David Mourato filmado por João Salaviza — face à desagregação do mundo dos adultos


joao lopes
19 Nov 2015 18:24

O trabalho de João Salaviza está todo ele marcado pelas marcas e mágoas de uma juventude desamparada, no limite vivendo sob o efeito da ausência dos pais — lembremos os casos exemplares de "Arena" (2009) e "Rafa" (2012) que lhe valeram importantes distinções em Cannes e Berlim, no sector de curtas-metragens (respectivamente uma Palma de Ouro e um Urso de Ouro).

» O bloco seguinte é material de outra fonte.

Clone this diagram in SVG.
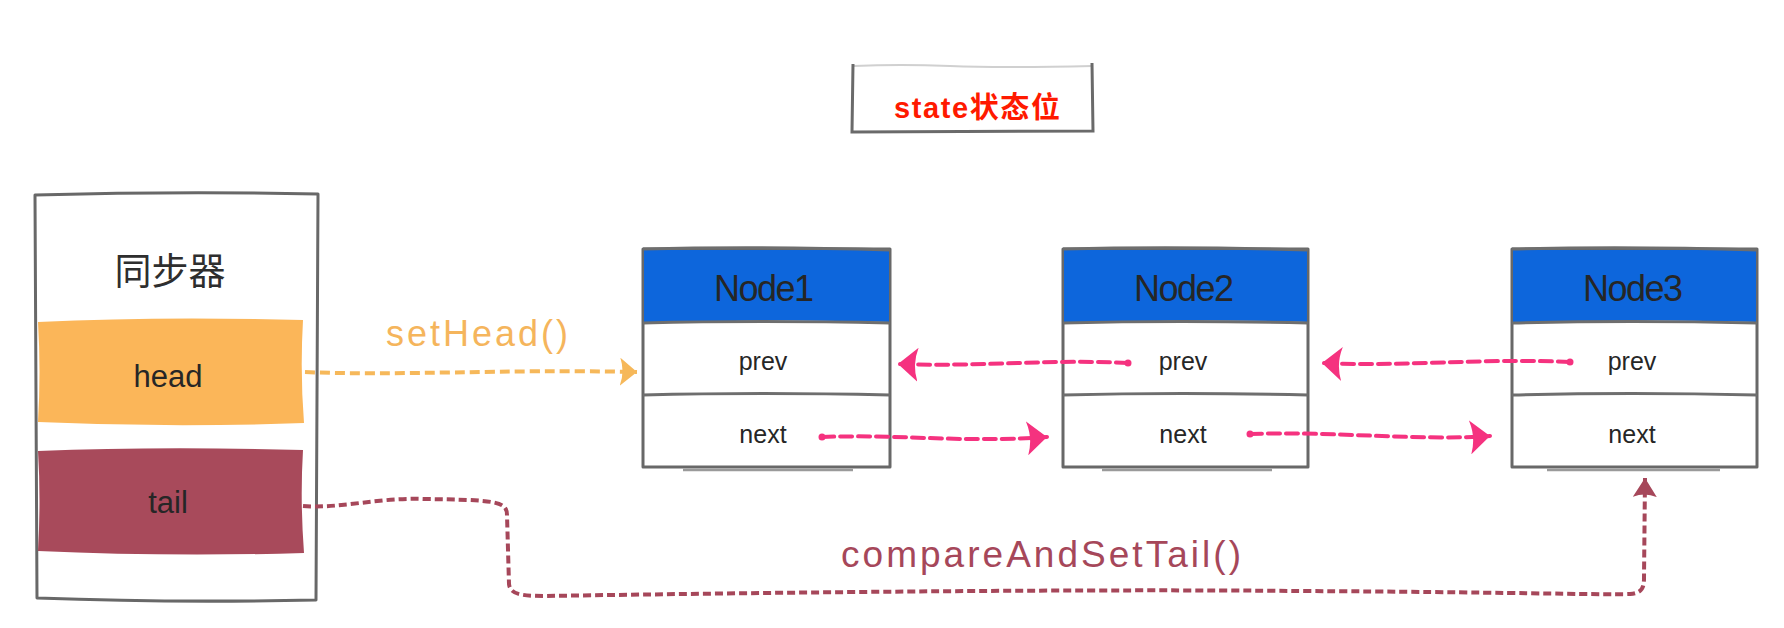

Ao estrear-se na longa-metragem, Salaviza mantém-se fiel ao programa temático dos seus títulos anteriores: "Montanha" é o retrato íntimo de David (David Mourato), um rapaz de 14 anos que vive num vai-vém sem solução aparente: por um lado, a decomposição da relação dos pais há muito lhe conferiu o inusitado papel de "homem da casa"; por outro lado, o estado de saúde do avô, hospitalizado, fá-lo pressentir o fim iminente de um modo de existir ainda tocado pelas ilusões da infância…
Em boa verdade, este é um daqueles filmes em que a mera enumeração das "peripécias" da acção será sempre superficial e insuficiente. Aquilo que Salaviza procura não é tanto uma acumulação de eventos que, por assim dizer, se explicam uns aos outros, antes a definição de um clima afectivo e emocional em que a odisseia de David adquire uma dimensão potencialmente trágica. Que é como quem diz: como sair da infância, abraçar as agruras da adolescência e lidar com as imperfeições do mundo dos adultos?
Tal como nos títulos anteriores de Salaviza, "Montanha" envolve um misto de constatação e perplexidade face à tristeza urbana em que tudo isto acontece. A observação das paisagens menos centrais da grande cidade — e, em particular, a ambiência gélida de uma arquitectura desumanizada — constitui, aqui, um factor fundamental. Talvez possamos dizer que "Montanha" sublinha a importância de um certo realismo que, com maior ou menor felicidade criativa, nunca abandonou o cinema português.